As an island nation, the significance of water in Japanese culture cannot be understated. From artistic motifs to spiritual rituals, water carries a deeply ingrained symbolic presence. So when it came time to rebuild a library at the heart of Matsubara’s civic centre, it was surprising that the client planned to fill in the city park’s reservoir pond to make way for the new structure. Fortunately, local firm MARU.architecture proposed an alternate approach — one that embraces, rather than opposes, the library’s unique locale.
Inspired by traditional burial mounds, or kofun, found in the Osaka prefecture — which are often surrounded by moats — the architects chose to build out into the pond, fabricating an illusion of a floating monolith. From the street, however, the concrete structure appears grounded within Matsubara’s urban fabric.
From the architects’ initial concept sketch, a dialogue between the building and its context is emphasized, reflective of the Japanese philosophy of elements. The symbolic contrast between Earth (chi) and the surrounding water (shi) drives the design. Balanced by the pond’s fluidity, the concrete structure conveys an intentional sense of timelessness.
“The power and mass of the outer walls render the contrasting movements of people and the natural world more noticeable, giving rise to a sense of passing time,” the firm explains, “Our hope is that it will continue to be a part of this community for many years to come.”
The library’s solid appearance is no accident — its reinforced concrete walls are three times thicker than typically specified, built to withstand the elements.

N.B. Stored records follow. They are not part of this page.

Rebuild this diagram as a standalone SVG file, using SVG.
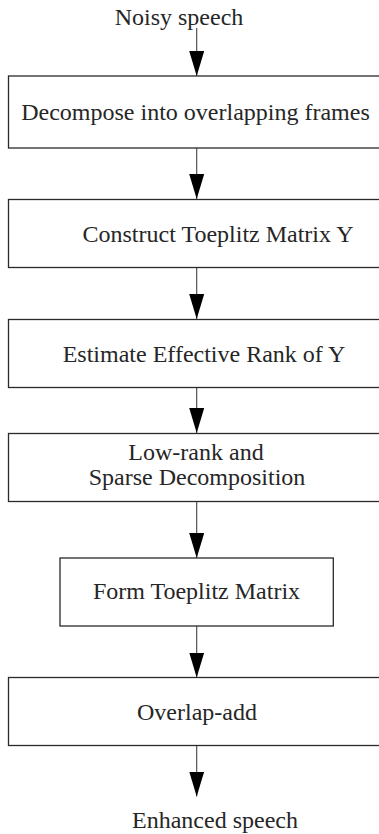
<svg xmlns="http://www.w3.org/2000/svg" width="379" height="834" viewBox="0 0 379 834">
<style>
.box{fill:#fff;stroke:#2a2a2a;stroke-width:1.3}
.lbl{font-family:"Liberation Serif","Times New Roman",serif;font-size:24px;fill:#262626;text-anchor:middle}
.con{stroke:#444;stroke-width:1.1;fill:none;marker-end:url(#ah)}
</style>
<defs>
<marker id="ah" markerUnits="userSpaceOnUse" markerWidth="26" markerHeight="16" refX="25" refY="7.5" orient="auto">
<path d="M0,0 L25,7.5 L0,15 z" fill="#000"/>
</marker>
</defs>
<rect width="379" height="834" fill="#fff"/>
<g id="connectors">
<line class="con" x1="196.7" y1="28" x2="196.7" y2="76"/>
<line class="con" x1="196.7" y1="148" x2="196.7" y2="199"/>
<line class="con" x1="196.7" y1="268" x2="196.7" y2="319"/>
<line class="con" x1="196.7" y1="387.5" x2="196.7" y2="433"/>
<line class="con" x1="196.7" y1="502" x2="196.7" y2="558"/>
<line class="con" x1="196.7" y1="626" x2="196.7" y2="677.5"/>
<line class="con" x1="196.7" y1="746" x2="196.7" y2="796.5"/>
</g>
<g id="input"><text class="lbl" x="179" y="25">Noisy speech</text></g>
<g id="n1">
<rect class="box" x="8.5" y="76" width="380" height="72"/>
<text class="lbl" x="195.5" y="119.5">Decompose into overlapping frames</text>
</g>
<g id="n2">
<rect class="box" x="8.5" y="199.5" width="380" height="68"/>
<text class="lbl" x="218" y="241.7">Construct Toeplitz Matrix Y</text>
</g>
<g id="n3">
<rect class="box" x="8.5" y="319.5" width="380" height="68"/>
<text class="lbl" x="204" y="361.5">Estimate Effective Rank of Y</text>
</g>
<g id="n4">
<rect class="box" x="8.5" y="433.5" width="380" height="68"/>
<text class="lbl" x="196" y="459.5">Low-rank and</text>
<text class="lbl" x="197" y="485">Sparse Decomposition</text>
</g>
<g id="n5">
<rect class="box" x="60" y="558" width="273.3" height="68"/>
<text class="lbl" x="196.5" y="599.3">Form Toeplitz Matrix</text>
</g>
<g id="n6">
<rect class="box" x="8.5" y="677.5" width="380" height="68"/>
<text class="lbl" x="197" y="719.5">Overlap-add</text>
</g>
<g id="output"><text class="lbl" x="215" y="828">Enhanced speech</text></g>
</svg>
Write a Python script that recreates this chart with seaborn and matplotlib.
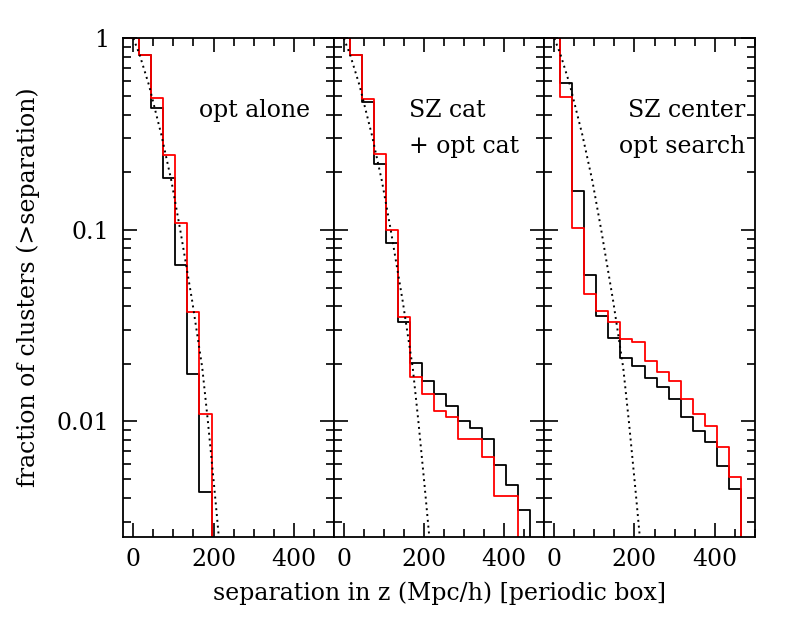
import seaborn as sns
import matplotlib.pyplot as plt
from matplotlib.ticker import FixedLocator, LogLocator, NullFormatter, MultipleLocator, FixedFormatter

sns.set_theme(style='ticks')
plt.rcParams['font.family'] = ['DejaVu Serif']
plt.rcParams['font.size'] = 17
plt.rcParams['text.color'] = 'black'
plt.rcParams['axes.labelcolor'] = 'black'
plt.rcParams['xtick.color'] = 'black'
plt.rcParams['ytick.color'] = 'black'

# bin edges of the separation histograms (Mpc/h)
edges = [-15, 15, 45, 75, 105, 135, 165, 195, 225, 255, 285,
         315, 345, 375, 405, 435, 465]

# fraction of clusters with separation larger than each bin
opt_black = [1, 0.818, 0.431, 0.186, 0.0657, 0.0177, 0.00428]
opt_red = [1, 0.818, 0.486, 0.246, 0.108, 0.0373, 0.0109]

szcat_black = [1, 0.818, 0.467, 0.220, 0.0859, 0.0332, 0.0203, 0.0162,
               0.0139, 0.0120, 0.0100, 0.00924, 0.00812, 0.00594,
               0.00464, 0.00346]
szcat_red = [1, 0.818, 0.481, 0.248, 0.100, 0.0351, 0.0170, 0.0139,
             0.0114, 0.01054, 0.00812, 0.00812, 0.00650, 0.00409, 0.00409]

szcen_black = [1, 0.587, 0.160, 0.0578, 0.0356, 0.0272, 0.0214, 0.0194,
               0.0168, 0.0151, 0.0131, 0.0106, 0.00887, 0.00777,
               0.00587, 0.00444]
szcen_red = [1, 0.496, 0.102, 0.0462, 0.0379, 0.0330, 0.0269, 0.0261,
             0.0206, 0.0182, 0.0162, 0.0131, 0.01097, 0.0095,
             0.00735, 0.00513]

# dotted reference curve
curve_x = [0, 15, 39, 70, 95, 117, 147, 172, 186, 202, 214]
curve_y = [1, 0.83, 0.57, 0.313, 0.18, 0.1, 0.0423, 0.019, 0.01, 0.0045, 0.0024]

panel_labels = [["opt alone"], ["SZ cat", "+ opt cat"], ["SZ center", "opt search"]]
panel_data = [(opt_black, opt_red), (szcat_black, szcat_red), (szcen_black, szcen_red)]


def steps(vals):
    # cumulative fraction falls to zero after the last bin
    return edges[:len(vals) + 1], list(vals) + [0]


fig, axes = plt.subplots(1, 3, figsize=(7.97, 6.22), dpi=100, sharey=True)
fig.subplots_adjust(left=0.1547, right=0.947, top=0.9384, bottom=0.1371, wspace=0)

for i, ax in enumerate(axes):
    black, red = panel_data[i]
    xb, yb = steps(black)
    xr, yr = steps(red)
    sns.lineplot(x=xb, y=yb, ax=ax, color='black', lw=1.3, drawstyle='steps-post',
                 estimator=None, sort=False)
    sns.lineplot(x=xr, y=yr, ax=ax, color='red', lw=1.3, drawstyle='steps-post',
                 estimator=None, sort=False)
    sns.lineplot(x=curve_x, y=curve_y, ax=ax, color='black', lw=1.4, linestyle=(0, (1, 2)),
                 estimator=None, sort=False)

    ax.set_yscale('log')
    ax.set_ylim(0.0025, 1)
    ax.set_xlim(-25, 500)
    ax.xaxis.set_major_locator(FixedLocator([0, 200, 400]))
    ax.xaxis.set_minor_locator(MultipleLocator(50))
    ax.yaxis.set_major_locator(FixedLocator([0.01, 0.1, 1]))
    ax.yaxis.set_major_formatter(FixedFormatter(["0.01", "0.1", "1"]))
    ax.yaxis.set_minor_locator(LogLocator(base=10, subs=range(2, 10)))
    ax.yaxis.set_minor_formatter(NullFormatter())
    ax.tick_params(which='both', direction='in', top=True, right=True, width=1.2,
                   color='black', labelsize=17)
    ax.tick_params(which='major', length=10)
    ax.tick_params(which='minor', length=5.5)
    ax.tick_params(axis='x', pad=8)
    ax.tick_params(axis='y', pad=10)
    for s in ax.spines.values():
        s.set_linewidth(1.3)
        s.set_color('black')
    ax.set_xlabel('')
    ax.set_ylabel('')

axes[0].text(0.886, 0.856, panel_labels[0][0], transform=axes[0].transAxes,
             ha='right', va='center', fontsize=17)
axes[1].text(0.355, 0.856, panel_labels[1][0], transform=axes[1].transAxes,
             ha='left', va='center', fontsize=17)
axes[1].text(0.355, 0.782, panel_labels[1][1], transform=axes[1].transAxes,
             ha='left', va='center', fontsize=17)
axes[2].text(0.956, 0.856, panel_labels[2][0], transform=axes[2].transAxes,
             ha='right', va='center', fontsize=17)
axes[2].text(0.956, 0.782, panel_labels[2][1], transform=axes[2].transAxes,
             ha='right', va='center', fontsize=17)

axes[0].set_ylabel('fraction of clusters (>separation)', fontsize=17, labelpad=12)
fig.text(0.551, 0.046, 'separation in z (Mpc/h) [periodic box]', ha='center',
         va='center', fontsize=17)

plt.savefig("out.png", dpi=100)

The building’s sheer weight makes its apparent buoyancy all the more astonishing. Not only do the walls provide necessary insulation and protection from the adjacent water, they are designed to endure the seismic force of Japan’s frequent earthquakes.
The envelope is as striking as it is sturdy. The board-formed concrete retains textural traces of the construction process on the facade, which according to the architects was intended to “gracefully reflect the passage of time”, adding another layer to the building-as-monument metaphor.
With the exterior walls doing much of the heavy lifting, the interior remains free of obtrusive structural elements. This allowed the designers to implement a split-level plan, fostering an open and airy ambiance within the otherwise bunker-esque building.
From a continuous reveal along the ceiling’s perimeter, an ethereal glow cascades down the concrete walls, amplifying the effect. Coupled with the winding interior circulation, the lighting makes for a memorably sensory experience. Throughout, staggered floor plates reveal glimpses of what is to come as visitors meander through the space.
On the ground floor, open stacks bookended with resin mortar plates mimic the building’s concrete exterior, while wood furnishings and trim impart a subtle warmth. Upstairs, a generous double-height reading area invites patrons to look out into the space below, while intimate terraces carved out from the building’s corners provide a point of connection to the pond outside.
The windows — though they are few — provide ample natural light, framing views out to the reservoir pond for readers to admire. And, despite their irregular placement, the design choice is far from random — the openings in the façade are carefully positioned to pull in cool air from the pond for natural ventilation.
The strategy transcends all the way up to the library’s rooftop garden, a natural insulator that harvests rainwater as an added bonus. This intervention — and the building at large — reflects an architectural sensibility of reconciling the natural with the artificial, and finding fleeting moments with permanence.
Local firm Maru Architecture draws on Matsubara’s cultural and environmental context to create a monumental space.